De vuelta a la reacción internacional, la de la Casa Blanca no fue particularmente áspera como podría haberse esperado, aunque desde luego no dejó de protestar por lo ocurrido. El embajador estadunidense en ese tiempo era Josephus Daniels, acreditado en México desde la época del Presidente Abelardo Rodríguez, y quien se mostró en todo momento simpatizante de Cárdenas, así como Dwight Morrow había hecho lo propio con Calles. Daniels había sido Secretario de Marina y tuvo de Subsecretario a Franklin Delano Roosevelt, ahora Presidente de Estados Unidos. Con tal carácter, Daniels ordenó el bombardeo y desembarco yanqui en Veracruz en 1914, para derrocar a Victoriano Huerta. Y cuando casi veinte años más tarde fue designado por Roosevelt como su representante en nuestro país y alguien insinuó que posiblemente fuera vetado por el gobierno mexicano, Roosevelt repuso: «Si los mexicanos no pueden tratar con Daniels, tampoco podrán tratar conmigo» (Daniels, Josephus, Diplomático en Mangas de Camisa, México, Talleres Gráficos de la Nación, derechos registrados por Salvador Duhart M., The University of North Carolina Press, 1949, 623 p., p. 7).

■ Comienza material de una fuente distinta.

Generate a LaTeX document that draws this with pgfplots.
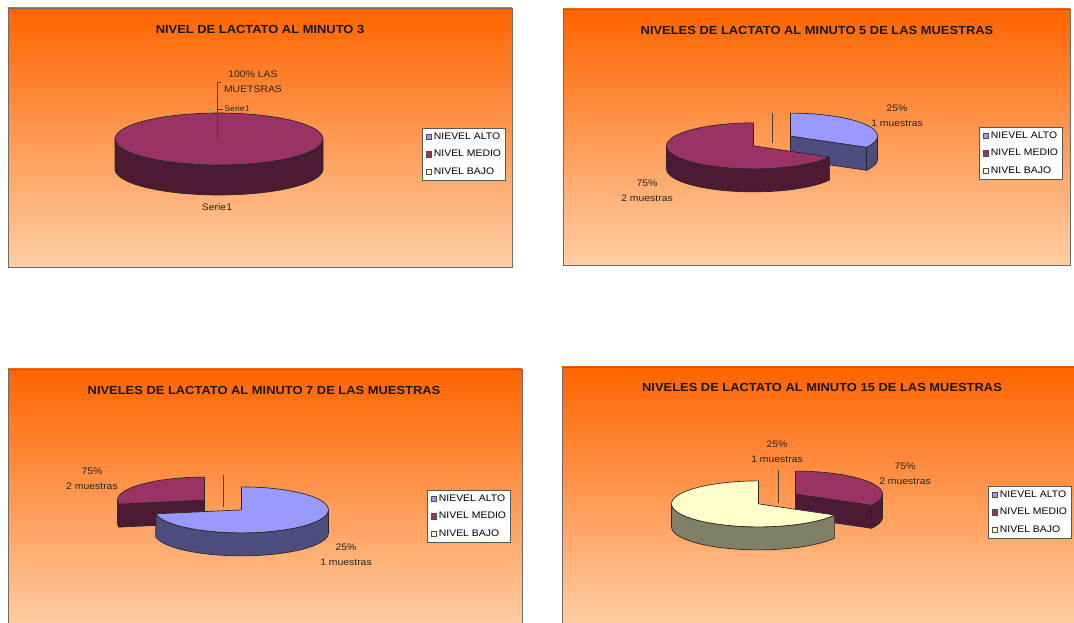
\documentclass[border=0pt]{standalone}
\usepackage{pgfplots}
\pgfplotsset{compat=1.18}
\usepackage{fontspec}
\setmainfont{Liberation Sans}[FakeStretch=1.1]

\definecolor{altotop}{HTML}{9999FF}
\definecolor{altoside}{HTML}{4D4D80}
\definecolor{mediotop}{HTML}{993366}
\definecolor{medioside}{HTML}{4D1A33}
\definecolor{bajotop}{HTML}{FFFFCC}
\definecolor{bajoside}{HTML}{808066}
\definecolor{bgtop}{RGB}{255,100,0}
\definecolor{bgbot}{RGB}{255,206,165}
\colorlet{edgecol}{black!85}

% ---- geometry helpers: outlines computed before each axis, drawn by \addplot in the axis' units (= reference pixels) ----
\newcommand\pzarc[6]{% cx cy rx ry tfrom tto : appends points to \pzpts
  \foreach \pzi in {0,...,60}{%
    \pgfmathsetmacro\pzang{(#5)+((#6)-(#5))*(\pzi/60)}%
    \pgfmathsetmacro\pzpx{(#1)+(#3)*cos(\pzang)}%
    \pgfmathsetmacro\pzpy{(#2)+(#4)*sin(\pzang)}%
    \xdef\pzpts{\pzpts(\pzpx,\pzpy)}%
  }%
}
\newcommand\pzstore[1]{%
  \xdef\piecmds{\unexpanded\expandafter{\piecmds}\noexpand\addplot[forget plot, fill=#1, draw=edgecol, line width=0.5pt, line join=round] coordinates {\pzpts};}}
% \pieslice{start %}{end %}{top colour}{side colour}
\newcommand\pieslice[4]{%
  \pgfmathsetmacro\pzthA{3.6*(#1)}%
  \pgfmathsetmacro\pzthB{3.6*(#2)}%
  \pgfmathsetmacro\pzthM{(\pzthA+\pzthB)/2}%
  \pgfmathsetmacro\pzcx{\pcx+\pk*\prx*cos(90-\pzthM)}%
  \pgfmathsetmacro\pzcy{0-\pcy+\pk*\pry*sin(90-\pzthM)}%
  \pgfmathsetmacro\pzcyd{\pzcy-\pd}%
  \pgfmathsetmacro\pzkB{\pzthB<180 ? 29 : 10}%
  \pgfmathsetmacro\pzkA{\pzthA<180 ? 29 : 10}%
  \pgfmathsetmacro\pztA{90-\pzthB-\pzkB*sin(\pzthB)}%
  \pgfmathsetmacro\pztB{90-\pzthA-\pzkA*sin(\pzthA)}%
  \pgfmathtruncatemacro\pzfull{(#2)-(#1)>99.9 ? 1 : 0}%
  \pgfmathsetmacro\pzcA{cos(\pztA)}%
  \pgfmathsetmacro\pzcB{cos(\pztB)}%
  \pgfmathtruncatemacro\pzvisA{\pzcA>0.05 ? 1 : 0}%
  \pgfmathtruncatemacro\pzvisB{\pzcB<-0.05 ? 1 : 0}%
  \ifnum\pzfull=1 \def\pzvisA{0}\def\pzvisB{0}\fi
  \ifnum\pzvisA=1
    \pgfmathsetmacro\pzxa{\pzcx+\prx*\pzcA}%
    \pgfmathsetmacro\pzya{\pzcy+\pry*sin(\pztA)}%
    \pgfmathsetmacro\pzyad{\pzya-\pd}%
    \xdef\pzpts{(\pzcx,\pzcy)(\pzxa,\pzya)(\pzxa,\pzyad)(\pzcx,\pzcyd)(\pzcx,\pzcy)}%
    \pzstore{#4}%
  \fi
  \ifnum\pzvisB=1
    \pgfmathsetmacro\pzxa{\pzcx+\prx*\pzcB}%
    \pgfmathsetmacro\pzya{\pzcy+\pry*sin(\pztB)}%
    \pgfmathsetmacro\pzyad{\pzya-\pd}%
    \xdef\pzpts{(\pzcx,\pzcy)(\pzxa,\pzya)(\pzxa,\pzyad)(\pzcx,\pzcyd)(\pzcx,\pzcy)}%
    \pzstore{#4}%
  \fi
  \pgfmathsetmacro\pzfA{max(\pztA,-180)}%
  \pgfmathsetmacro\pzfB{min(\pztB,0)}%
  \pgfmathtruncatemacro\pzvisS{\pzfB>\pzfA+0.5 ? 1 : 0}%
  \ifnum\pzvisS=1
    \gdef\pzpts{}%
    \pzarc{\pzcx}{\pzcy}{\prx}{\pry}{\pzfA}{\pzfB}%
    \pzarc{\pzcx}{\pzcyd}{\prx}{\pry}{\pzfB}{\pzfA}%
    \pgfmathsetmacro\pzxa{\pzcx+\prx*cos(\pzfA)}%
    \pgfmathsetmacro\pzya{\pzcy+\pry*sin(\pzfA)}%
    \xdef\pzpts{\pzpts(\pzxa,\pzya)}%
    \pzstore{#4}%
  \fi
  \ifnum\pzfull=1 \gdef\pzpts{}\else \xdef\pzpts{(\pzcx,\pzcy)}\fi
  \pzarc{\pzcx}{\pzcy}{\prx}{\pry}{\pztA}{\pztB}%
  \ifnum\pzfull=1 \else \xdef\pzpts{\pzpts(\pzcx,\pzcy)}\fi
  \pzstore{#3}%
}

\tikzset{
  ttl/.style={font=\bfseries\fontsize{8.8}{10}\selectfont, text=black!90, inner sep=0pt},
  lbl/.style={font=\fontsize{7.1}{11}\selectfont, text=black!85, align=center, inner sep=0pt},
  leader/.style={draw=black!75, line width=0.5pt},
}
\pgfplotsset{
  panel/.style={
    scale only axis, anchor=north west,
    xtick=\empty, ytick=\empty,
    axis line style={draw=gray!85!black, line width=0.6pt},
    axis background/.style={top color=bgtop, bottom color=bgbot},
    legend cell align=left,
    legend style={draw=gray!70!black, line width=0.5pt, fill=white,
      font=\fontsize{7.1}{8}\selectfont, inner xsep=2.5pt, inner ysep=2.5pt,
      row sep=5.2pt, column sep=1.5pt,
      nodes={inner sep=0.6pt, text height=5.3pt, text depth=1.3pt}},
    legend image code/.code={\draw[##1, draw=gray!60!black, line width=0.3pt] (0pt,-1.9pt) rectangle (3.8pt,1.9pt);},
  },
}

\begin{document}
\begin{tikzpicture}
\path[use as bounding box] (0pt,0pt) rectangle (805.5pt,-467.25pt);
\clip (0pt,0pt) rectangle (805.5pt,-467.25pt);

% ---------------- Minuto 3: NIVEL MEDIO 100 % ----------------
\gdef\piecmds{}
\def\pcx{219}\def\pcy{139}\def\prx{104}\def\pry{26}\def\pd{30}\def\pk{0}
\pieslice{0}{100}{mediotop}{medioside}
\begin{axis}[panel, at={(6pt,-6pt)}, xmin=8, xmax=512, ymin=-267, ymax=-8,
  width=378pt, height=194.25pt,
  legend style={at={(axis cs:422,-128)}, anchor=north west}]
\addlegendimage{fill=altotop}
\addlegendimage{fill=mediotop}
\addlegendimage{fill=bajotop}
\legend{NIEVEL ALTO, NIVEL MEDIO, NIVEL BAJO}
\piecmds
\addplot[forget plot, leader] coordinates {(221,-82) (217,-82) (217,-140)};
\addplot[forget plot, leader] coordinates {(217,-109) (223,-109)};
\node[ttl] at (axis cs:260,-29) {NIVEL DE LACTATO AL MINUTO 3};
\node[lbl] at (axis cs:253,-82) {100\% LAS\\MUETSRAS};
\node[lbl, font=\fontsize{6}{7}\selectfont] at (axis cs:237,-109) {Serie1};
\node[lbl] at (axis cs:217,-207) {Serie1};
\end{axis}

% ---------------- Minuto 5: ALTO 25 %, MEDIO 75 % ----------------
\gdef\piecmds{}
\def\pcx{772}\def\pcy{141}\def\prx{87}\def\pry{23}\def\pd{23}\def\pk{0.3}
\pieslice{0}{25}{altotop}{altoside}
\pieslice{25}{100}{mediotop}{medioside}
\begin{axis}[panel, at={(422.25pt,-6.75pt)}, xmin=563, xmax=1070, ymin=-265, ymax=-9,
  width=380.25pt, height=192pt,
  legend style={at={(axis cs:979,-127)}, anchor=north west}]
\addlegendimage{fill=altotop}
\addlegendimage{fill=mediotop}
\addlegendimage{fill=bajotop}
\legend{NIEVEL ALTO, NIVEL MEDIO, NIVEL BAJO}
\piecmds
\addplot[forget plot, leader] coordinates {(772,-113) (772,-143)};
\node[ttl] at (axis cs:817,-30) {NIVELES DE LACTATO AL MINUTO 5 DE LAS MUESTRAS};
\node[lbl] at (axis cs:897,-115.5) {25\%\\1 muestras};
\node[lbl] at (axis cs:647,-190.5) {75\%\\2 muestras};
\end{axis}

% ---------------- Minuto 7 (slices as drawn in the reference) ----------------
\gdef\piecmds{}
\def\pcx{223}\def\pcy{505}\def\prx{87}\def\pry{23}\def\pd{23}\def\pk{0.3}
\pieslice{75}{100}{mediotop}{medioside}
\pieslice{0}{75}{altotop}{altoside}
\begin{axis}[panel, at={(6pt,-276.75pt)}, xmin=8, xmax=522, ymin=-629, ymax=-369,
  width=385.5pt, height=195pt,
  legend style={at={(axis cs:427,-490)}, anchor=north west}]
\addlegendimage{fill=altotop}
\addlegendimage{fill=mediotop}
\addlegendimage{fill=bajotop}
\legend{NIEVEL ALTO, NIVEL MEDIO, NIVEL BAJO}
\piecmds
\addplot[forget plot, leader] coordinates {(223,-475) (223,-507)};
\node[ttl] at (axis cs:264,-390) {NIVELES DE LACTATO AL MINUTO 7 DE LAS MUESTRAS};
\node[lbl] at (axis cs:92,-478.5) {75\%\\2 muestras};
\node[lbl] at (axis cs:346,-555) {25\%\\1 muestras};
\end{axis}

% ---------------- Minuto 15 (slices as drawn in the reference) ----------------
\gdef\piecmds{}
\def\pcx{777}\def\pcy{499}\def\prx{87}\def\pry{23}\def\pd{23}\def\pk{0.3}
\pieslice{0}{25}{mediotop}{medioside}
\pieslice{25}{100}{bajotop}{bajoside}
\begin{axis}[panel, at={(421.5pt,-275.25pt)}, xmin=562, xmax=1082, ymin=-627, ymax=-367,
  width=390pt, height=195pt,
  legend style={at={(axis cs:988,-486)}, anchor=north west}]
\addlegendimage{fill=altotop}
\addlegendimage{fill=mediotop}
\addlegendimage{fill=bajotop}
\legend{NIEVEL ALTO, NIVEL MEDIO, NIVEL BAJO}
\piecmds
\addplot[forget plot, leader] coordinates {(778,-470) (778,-503)};
\node[ttl] at (axis cs:822,-387) {NIVELES DE LACTATO AL MINUTO 15 DE LAS MUESTRAS};
\node[lbl] at (axis cs:777,-452) {25\%\\1 muestras};
\node[lbl] at (axis cs:905,-474) {75\%\\2 muestras};
\end{axis}
\end{tikzpicture}
\end{document}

Desde luego, Daniels recibió el beneplácito del gobierno mexicano…
Por lo demás, el embajador estadunidense estaba más interesado en una estrecha alianza de Estados Unidos con México y el resto de Iberoamérica frente a las potencias del Eje, que en la defensa a ultranza de los intereses de las compañías expropiadas. Además, el total de la inversión petrolera en México era inglés en más del 60 por ciento y, en todo caso, si nuestro país requería en determinado momento asesoría técnica y financiera después de la expropiación, Estados Unidos podría intervenir para vender a los ingleses el petróleo que éstos habían perdido en México, o bien que nuestro país surtiera el energético a Washington al precio que fijara éste. De hecho, la Standard Oil, por ejemplo, resultó mucho menos afectada de lo que parecía, pues justo antes de la expropiación había colocado a buen precio una gran parte de sus acciones en manos de particulares yanquis y luego obtuvo jugosos ingresos con a baja cotización internacional impuesta al petróleo mexicano.

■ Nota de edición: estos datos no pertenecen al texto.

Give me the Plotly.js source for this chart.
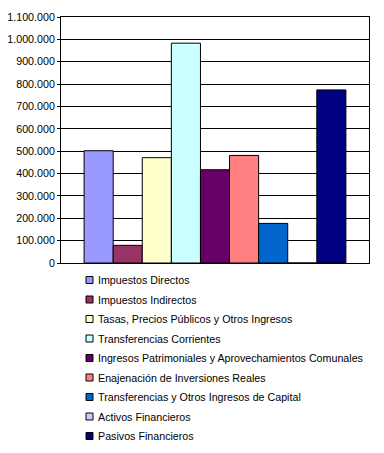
<!DOCTYPE html>
<html><head><meta charset="utf-8">
<script src="https://cdn.plot.ly/plotly-3.0.1.min.js"></script>
<style>html,body{margin:0;padding:0;background:#fff}</style>
</head><body>
<div id="chart" style="width:384px;height:453px"></div>
<script>
const categories = ["Impuestos Directos","Impuestos Indirectos","Tasas, Precios Públicos y Otros Ingresos","Transferencias Corrientes","Ingresos Patrimoniales y Aprovechamientos Comunales","Enajenación de Inversiones Reales","Transferencias y Otros Ingresos de Capital","Activos Financieros","Pasivos Financieros"];
const values = [502000, 79000, 471000, 983000, 417000, 481000, 177000, 0, 774000];
const colors = ["#9999FF","#993366","#FFFFCC","#CCFFFF","#660066","#FF8080","#0066CC","#CCCCFF","#000080"];
const yTicks = [0,100000,200000,300000,400000,500000,600000,700000,800000,900000,1000000,1100000];

const W = 384, H = 453, M = {l:61, r:15, t:17, b:190};
const pw = W - M.l - M.r, ph = H - M.t - M.b;
const px2x = px => (px - M.l) / pw;
const px2y = py => (H - M.b - py) / ph;

const traces = categories.map((c,i)=>({type:'bar', x:['g'], y:[values[i]], name:c, showlegend:false,
    marker:{color:colors[i], line:{color:'#000', width:1}}, hoverinfo:'none'}));

// custom legend (Excel style) built from categories/colors
const legTop = 280, legStep = 19.5, sqL = 86, sqS = 7, txtL = 95.5;
const shapes = [], annotations = [];
categories.forEach((c,i)=>{
  const cy = legTop + i*legStep;
  shapes.push({type:'rect', xref:'paper', yref:'paper',
    x0:px2x(sqL), x1:px2x(sqL+sqS), y0:px2y(cy+sqS/2), y1:px2y(cy-sqS/2),
    fillcolor:colors[i], line:{color:'#000', width:1}});
  annotations.push({xref:'paper', yref:'paper', x:px2x(txtL), y:px2y(cy), xanchor:'left', yanchor:'middle',
    text:c, showarrow:false, font:{size:10.7, color:'#000'}, xshift:0});
});

const layout = {
  width:W, height:H,
  margin:{l:M.l, r:M.r, t:M.t, b:M.b, autoexpand:false},
  paper_bgcolor:'#fff', plot_bgcolor:'#fff',
  font:{family:'"Liberation Sans", Arial, sans-serif', size:10.7, color:'#000'},
  separators:',.',
  barmode:'group', bargap:0.15, bargroupgap:0,
  xaxis:{showticklabels:false, ticks:'', showgrid:false, zeroline:false,
    showline:true, linecolor:'#000', linewidth:1, mirror:true, fixedrange:true},
  yaxis:{range:[0,1100000], tickvals:yTicks, tickformat:',d', ticks:'outside', ticklen:3,
    tickcolor:'#000', showgrid:true, gridcolor:'#000', gridwidth:1, zeroline:false,
    showline:true, linecolor:'#000', linewidth:1, mirror:true, fixedrange:true, automargin:false},
  showlegend:false,
  shapes:shapes, annotations:annotations
};
Plotly.newPlot('chart', traces, layout, {staticPlot:true, displayModeBar:false});
</script>
</body></html>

En otras palabras, los trusts petroleros podían amortiguar o protegerse de la expropiación directa de los campos de México, con todas las inconveniencias que esto representaba, si en cambio fijaban posteriormente el precio del energético.
En el mismo orden de ideas, el investigador Lorenzo Meyer dice que la recién formulada política de «Buena Vecindad» que pregonaba Roosevelt, tenía como propósito «aislar a la región de las influencias europeas». Agrega que el hecho de que México «hubiera podido superar tan rápido y tan a fondo las tensiones con Wahington, provocadas por las políticas sociales y nacionalistas del Presidente Cárdenas, fue, en buena medida, obra del embajador Daniels» (Meyer, Lorenzo, Josephus Daniels, 1933-1942, en Suárez Argüello, Ana Rosa: coordinadora, En el Nombre del Destino Manifiesto. Guía de Ministros y Embajadores de Estados Unidos en México, 1825-1993, México, Instituto Mora y Secretaría de Relaciones Exteriores, 1998, 380 p., p. 263).

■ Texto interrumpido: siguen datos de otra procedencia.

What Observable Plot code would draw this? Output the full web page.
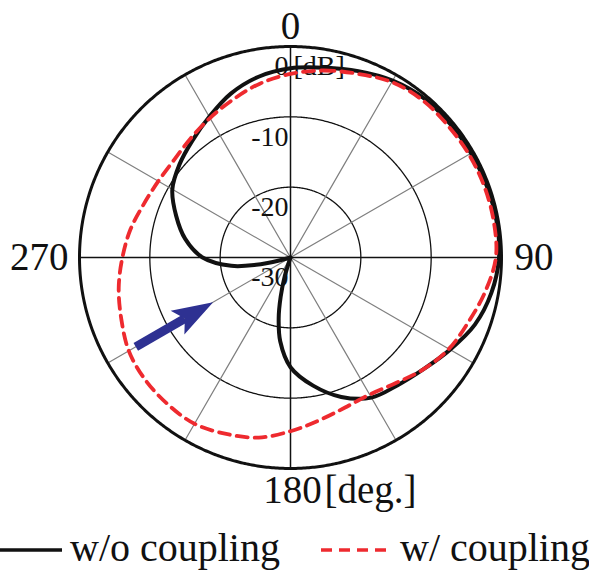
<!DOCTYPE html>
<html>
<head>
<meta charset="utf-8">
<script src="https://cdn.jsdelivr.net/npm/d3@7"></script>
<script src="https://cdn.jsdelivr.net/npm/@observablehq/plot@0.6"></script>
<style>
  html, body { margin: 0; padding: 0; background: #fff; }
  body { width: 589px; height: 572px; overflow: hidden; font-family: "Liberation Serif", "Times New Roman", serif; }
  svg text { font-family: "Liberation Serif", "Times New Roman", serif !important; }
  #legend { display: block; }
</style>
</head>
<body>
<div id="chart"></div>
<div id="legend"></div>
<script>
// ---- data (angle in degrees, clockwise from top; level in dB) ----
const blackAngles = [0,10,20,30,40,50,60,70,80,90,100,110,120,130,140,150,160,170,180,187,191,194,197,200,252,255,258,262,270,280,290,300,310,320,330,340,350];
const blackDb     = [-3.1,-2.6,-1.8,-0.95,-0.45,-0.4,-0.35,-0.3,-0.25,-0.35,-1.0,-2.1,-3.8,-5.3,-6.3,-7.0,-8.9,-11.5,-14.4,-18.0,-21.2,-24.2,-27.2,-30,-30,-28.5,-25,-21.5,-17.5,-14.8,-12.7,-10.6,-9.4,-8.3,-6.9,-5.2,-3.9];

const redAngles = [0,10,20,30,40,50,60,70,80,90,100,110,120,130,140,150,160,170,180,190,200,210,220,230,240,250,260,270,280,290,300,310,320,330,340,350];
const redDb     = [-3.9,-3.0,-2.2,-1.2,-0.8,-0.8,-0.7,-0.65,-0.65,-0.8,-1.9,-3.1,-4.0,-5.3,-6.7,-7.5,-7.3,-6.5,-5.3,-4.0,-3.3,-2.7,-2.8,-3.0,-3.45,-4.4,-5.2,-6.1,-6.9,-7.8,-8.3,-8.4,-7.9,-7.1,-6.1,-4.9];

const ringLevels  = [0, -10, -20, -30];
const spokeAngles = [0,30,60,90,120,150,180,210,240,270,300,330];
const angleLabels = [0, 90, 180, 270];
const angleUnit = "[deg.]";
const levelUnit = "[dB]";

const arrowAngle = 240, arrowFromDb = -4.6, arrowToDb = -17.3;

const seriesNames = ["w/o coupling", "w/ coupling"];

// ---- helpers: polar -> lon/lat for an azimuthal projection centred on the pole ----
const floorDb = -30;
const lon = a => 180 - a;
const lat = db => 90 - (Math.max(db, floorDb) - floorDb);
const circle = r => d3.geoCircle().center([0, 90]).radius(r).precision(0.5)();

const blackData = blackAngles.map((a, i) => ({a, db: blackDb[i]}));
const redData = redAngles.map((a, i) => ({a, db: redDb[i]}));

// arrow head polygon built from arrow spec
const headLen = 5.85, headHalf = 1.95;
function headFeature() {
  const dTip = arrowToDb - floorDb;
  const dBase = dTip + headLen;
  const off = Math.atan(headHalf / dBase) * 180 / Math.PI;
  const dC = Math.hypot(dBase, headHalf);
  let ring = [
    [lon(arrowAngle), 90 - dTip],
    [lon(arrowAngle + off), 90 - dC],
    [lon(arrowAngle), 90 - (dBase - 1.2)],
    [lon(arrowAngle - off), 90 - dC],
    [lon(arrowAngle), 90 - dTip]
  ];
  let f = {type: "Polygon", coordinates: [ring]};
  if (d3.geoArea(f) > 2 * Math.PI) f = {type: "Polygon", coordinates: [ring.slice().reverse()]};
  return f;
}

const labelFont = 39, levelFont = 28;
const ink = "#111";
const pad = 8;

const chart = Plot.plot({
  width: 589,
  height: 520,
  marginLeft: 79 - pad,
  marginRight: 88 - pad,
  marginTop: 46 - pad,
  marginBottom: 52 - pad,
  projection: {
    type: "azimuthal-equidistant",
    rotate: [0, -90],
    domain: circle(30),
    inset: pad
  },
  style: {fontFamily: "'Liberation Serif', 'Times New Roman', serif", background: "white", overflow: "visible"},
  marks: [
    // inner rings
    Plot.geo(ringLevels.filter(v => v > floorDb && v < 0), {geometry: v => circle(v - floorDb), stroke: ink, strokeWidth: 1.3}),
    // gray spokes
    Plot.link(spokeAngles.filter(a => a % 90 !== 0), {x1: a => lon(a), y1: () => 90, x2: a => lon(a), y2: () => lat(0), stroke: "#7f7f7f", strokeWidth: 1.2}),
    // main axes
    Plot.link(spokeAngles.filter(a => a % 90 === 0), {x1: a => lon(a), y1: () => 90, x2: a => lon(a), y2: () => lat(0), stroke: ink, strokeWidth: 1.5}),
    // outer ring
    Plot.geo(ringLevels.filter(v => v === 0), {geometry: v => circle(v - floorDb), stroke: ink, strokeWidth: 3}),
    // radial labels
    Plot.text(ringLevels, {x: () => lon(0), y: v => lat(v), text: v => String(v), textAnchor: "end", dx: -2, dy: 20, fontSize: levelFont, fill: ink}),
    Plot.text([levelUnit], {x: () => lon(0), y: () => lat(0), text: d => d, textAnchor: "start", dx: 3, dy: 20, fontSize: levelFont, fill: ink}),
    // angle labels
    Plot.text(angleLabels.filter(a => a === 0), {x: a => lon(a), y: () => lat(0), text: a => String(a), dy: -20, fontSize: labelFont, fill: ink}),
    Plot.text(angleLabels.filter(a => a === 90), {x: a => lon(a), y: () => lat(0), text: a => String(a), textAnchor: "start", dx: 13, fontSize: labelFont, fill: ink}),
    Plot.text(angleLabels.filter(a => a === 270), {x: a => lon(a), y: () => lat(0), text: a => String(a), textAnchor: "end", dx: -11, fontSize: labelFont, fill: ink}),
    Plot.text(angleLabels.filter(a => a === 180), {x: a => lon(a), y: () => lat(0), text: a => String(a), dx: 2, dy: 22, fontSize: labelFont, fill: ink}),
    Plot.text([angleUnit], {x: () => lon(180), y: () => lat(0), text: d => d, textAnchor: "start", dx: 34, dy: 22, fontSize: labelFont, fill: ink}),
    // w/o coupling
    Plot.line(blackData, {x: d => lon(d.a), y: d => lat(d.db), curve: "catmull-rom-closed", stroke: ink, strokeWidth: 4, strokeLinejoin: "round"}),
    // w/ coupling
    Plot.line(redData, {x: d => lon(d.a), y: d => lat(d.db), curve: "catmull-rom-closed", stroke: "#ee2a2f", strokeWidth: 3.8, strokeDasharray: "11,7"}),
    // arrow
    Plot.link([arrowAngle], {x1: a => lon(a), y1: () => lat(arrowFromDb), x2: a => lon(a), y2: () => lat(arrowToDb + headLen * 0.8), stroke: "#2e3192", strokeWidth: 9}),
    Plot.geo([arrowAngle], {geometry: () => headFeature(), fill: "#2e3192", stroke: "none"})
  ]
});
document.getElementById("chart").appendChild(chart);

// legend below the plot
const lg = d3.select("#legend").append("svg").attr("width", 589).attr("height", 52)
  .style("display", "block");
lg.append("line").attr("x1", 0).attr("x2", 62).attr("y1", 30).attr("y2", 30)
  .attr("stroke", ink).attr("stroke-width", 3.5);
lg.append("text").attr("x", 70).attr("y", 41).attr("font-size", 40)
  .attr("font-family", "'Liberation Serif', serif").attr("fill", ink).text(seriesNames[0]);
lg.append("line").attr("x1", 321).attr("x2", 392).attr("y1", 30).attr("y2", 30)
  .attr("stroke", "#ee2a2f").attr("stroke-width", 3.5).attr("stroke-dasharray", "11,7");
lg.append("text").attr("x", 400).attr("y", 41).attr("font-size", 40)
  .attr("font-family", "'Liberation Serif', serif").attr("fill", ink).text(seriesNames[1]);
</script>
</body>
</html>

Más adelante, Meyer asienta lo que sigue, también en referencia a Daniels:
«Su visión de lo que convenía a Estados Unidos en relación con el desarrollo económico, social y político en México –apoyar el cambio a pesar de que afectara negativamente a ciertos intereses de los inversionistas estadunidenses–, se basaba en la experiencia de Daniels como viejo militante del Partido Demócrata y colaborador cercano, en el segundo decenio del siglo, del Presidente Woodrow Wilson y su política reformista…» (Ibidem, p. 264).
Finalmente, agrega que Daniels «minimizó el daño que el nacionalismo revolucionario del Presidente Cárdenas hizo a la relación con Estados Unidos y, cuando llegó la Segunda Guerra Mundial, la colaboración entre los dos países vecinos tuvo una intensidad no experimentada nunca antes» (Loc. Cit., p. 265).